Savunmasında tarihsel çerçevede açıklamalar yapan Özdağ, “AK Parti Genel Başkanı Erdoğan ile yaşadığımız tartışmanın konusu tarihtir, Türk tarihi ve Türkiye’nin bugünüdür,” diyerek, sözlerini şöyle sürdürdü: “Cumhuriyetimizin kuruluşu, Erdoğan’ın iddia ettiği gibi Türk milletinin tarihi, inancı ve kültürü aleyhine politikaların izlendiği, faşizan dönemi değil, Haçlı Seferleri ile yok edilmek istenen bir milletin yeniden dirilişidir. Atatürk döneminde Türk tarihi yüzyıllar sonra ilk kez bir hanedan tarihi olmaktan kurtularak, büyük Türk tarihi zemininde bilimsel olarak incelenmeye başlamıştır. Hunlar ile başlayıp Göktürk, Uygur, Karahanlı üzerinden Osmanlı’ya ulaşan 16 büyük Türk imparatorluğu adeta yeniden keşfedilmiştir. Büyük tarihçi Fuat Köprülü, Osmanlı tarihini yazması için görevlendirilmiştir. Örnekleri çoğaltmak için burada gerekli zamana sahip değiliz.
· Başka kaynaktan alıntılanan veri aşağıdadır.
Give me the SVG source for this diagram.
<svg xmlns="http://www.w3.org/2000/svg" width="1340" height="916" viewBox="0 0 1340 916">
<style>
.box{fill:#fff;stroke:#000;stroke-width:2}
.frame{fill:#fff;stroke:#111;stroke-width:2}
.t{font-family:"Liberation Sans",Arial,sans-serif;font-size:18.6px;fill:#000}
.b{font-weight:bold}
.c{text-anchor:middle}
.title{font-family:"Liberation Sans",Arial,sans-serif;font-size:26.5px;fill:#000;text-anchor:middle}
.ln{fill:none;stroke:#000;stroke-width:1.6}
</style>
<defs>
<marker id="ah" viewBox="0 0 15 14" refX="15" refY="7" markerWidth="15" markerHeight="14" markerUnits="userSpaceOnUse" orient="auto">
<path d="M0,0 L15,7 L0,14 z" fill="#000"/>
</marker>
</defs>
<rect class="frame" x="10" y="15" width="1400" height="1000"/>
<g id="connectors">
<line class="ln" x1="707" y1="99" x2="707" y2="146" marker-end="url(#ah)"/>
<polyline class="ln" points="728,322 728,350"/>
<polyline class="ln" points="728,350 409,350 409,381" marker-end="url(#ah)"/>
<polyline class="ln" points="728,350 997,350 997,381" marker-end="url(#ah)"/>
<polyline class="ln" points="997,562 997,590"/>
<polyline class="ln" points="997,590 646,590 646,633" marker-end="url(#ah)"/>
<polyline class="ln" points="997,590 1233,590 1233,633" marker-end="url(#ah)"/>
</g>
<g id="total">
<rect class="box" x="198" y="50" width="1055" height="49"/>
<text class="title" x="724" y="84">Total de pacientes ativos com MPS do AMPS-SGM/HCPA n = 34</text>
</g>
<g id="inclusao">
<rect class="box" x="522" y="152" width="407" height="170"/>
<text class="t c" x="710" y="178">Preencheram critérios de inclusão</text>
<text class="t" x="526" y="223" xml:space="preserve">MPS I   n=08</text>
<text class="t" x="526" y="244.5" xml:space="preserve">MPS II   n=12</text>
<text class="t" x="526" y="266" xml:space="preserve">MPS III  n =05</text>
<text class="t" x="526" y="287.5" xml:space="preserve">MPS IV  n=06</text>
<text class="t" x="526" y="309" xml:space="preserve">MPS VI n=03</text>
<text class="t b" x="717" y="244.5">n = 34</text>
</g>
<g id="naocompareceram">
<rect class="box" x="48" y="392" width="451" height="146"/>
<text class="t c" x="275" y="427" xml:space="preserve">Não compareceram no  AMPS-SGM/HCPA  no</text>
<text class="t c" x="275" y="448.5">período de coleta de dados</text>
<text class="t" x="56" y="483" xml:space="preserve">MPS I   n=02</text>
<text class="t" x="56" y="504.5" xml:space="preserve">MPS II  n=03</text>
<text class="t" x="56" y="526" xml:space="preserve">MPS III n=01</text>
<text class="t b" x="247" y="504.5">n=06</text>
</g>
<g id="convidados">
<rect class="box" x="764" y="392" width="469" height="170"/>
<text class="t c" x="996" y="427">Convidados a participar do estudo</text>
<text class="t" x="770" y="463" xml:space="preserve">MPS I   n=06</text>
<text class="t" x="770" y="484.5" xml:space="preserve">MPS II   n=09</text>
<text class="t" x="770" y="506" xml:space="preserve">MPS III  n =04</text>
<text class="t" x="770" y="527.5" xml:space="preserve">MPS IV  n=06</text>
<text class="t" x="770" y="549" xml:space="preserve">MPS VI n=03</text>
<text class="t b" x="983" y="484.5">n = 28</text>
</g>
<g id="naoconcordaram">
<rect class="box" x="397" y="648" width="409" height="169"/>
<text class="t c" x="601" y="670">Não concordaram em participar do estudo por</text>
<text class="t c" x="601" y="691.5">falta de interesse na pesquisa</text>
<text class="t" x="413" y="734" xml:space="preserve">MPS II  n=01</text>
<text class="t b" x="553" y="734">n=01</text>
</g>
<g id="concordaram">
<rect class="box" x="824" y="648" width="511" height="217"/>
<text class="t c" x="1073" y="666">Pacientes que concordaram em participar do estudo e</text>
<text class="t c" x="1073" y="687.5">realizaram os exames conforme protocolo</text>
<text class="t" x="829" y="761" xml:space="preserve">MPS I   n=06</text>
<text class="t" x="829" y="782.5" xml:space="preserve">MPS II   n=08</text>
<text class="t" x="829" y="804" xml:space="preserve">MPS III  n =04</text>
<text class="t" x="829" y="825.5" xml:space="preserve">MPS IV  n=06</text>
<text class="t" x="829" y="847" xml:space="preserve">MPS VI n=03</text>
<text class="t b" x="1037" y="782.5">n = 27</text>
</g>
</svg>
Atatürk döneminde Diyanet İşleri Başkanlığı kurulmuş, Türk milleti Kuran-ı Kerim’i Türkçe metinden okuma imkanını elde etmiştir.
Erdoğan’ın Atatürk eleştirileri haksız, temelsiz, asılsız ve bilimsel olarak içi boş iddialardır. ”
Laikliğin Türk milleti için “millî güvenlik stratejisi” olduğunu söyleyen Özdağ, Atatürk döneminde din ve tarih konularında yapılan reformlara değindi.
Özdağ ayrıca, “Erdoğan’ın, ‘casus FETÖ’yü Türk devletine soktuğunu, Türk devletini FETÖ’ye teslim ettiğini, FETÖ’ye paralel devlet kurdurduğunu' ifade ettim,” dedi.
Özdağ sarfettiği sözlerde hakaret amacı taşımadığını şu ifadelerle savundu: “AK Parti Genel Başkanı Recep Tayyip Erdoğan’ı en sert şekilde yıllardır eleştiriyorum. Bu eleştirilerimden dolayı hiç hakaret iddiası ile hakkımda soruşturma açılmadı. Cumhurbaşkanı Recep Tayyip Erdoğan’ı eleştirdim ancak hiç hakaret etmeyi düşünmedim. İzlediği politikalar ve yanlış bulduğum açıklamalardan ötürü ne kadar öfkelensem de hakaret etmeyi düşünmedim. Çünkü ister Cumhurbaşkanına hakaret için yasal düzenleme olsun ister olmasın, Recep Tayyip Erdoğan, armasında 16 Türk devletinin varlığının ifade edildiği kadim Türk devletinin son halkası olan Türkiye Cumhuriyeti’nin devlet başkanıdır.”
Dâvâ 10 Eylül 2025 tarihine ertelendi.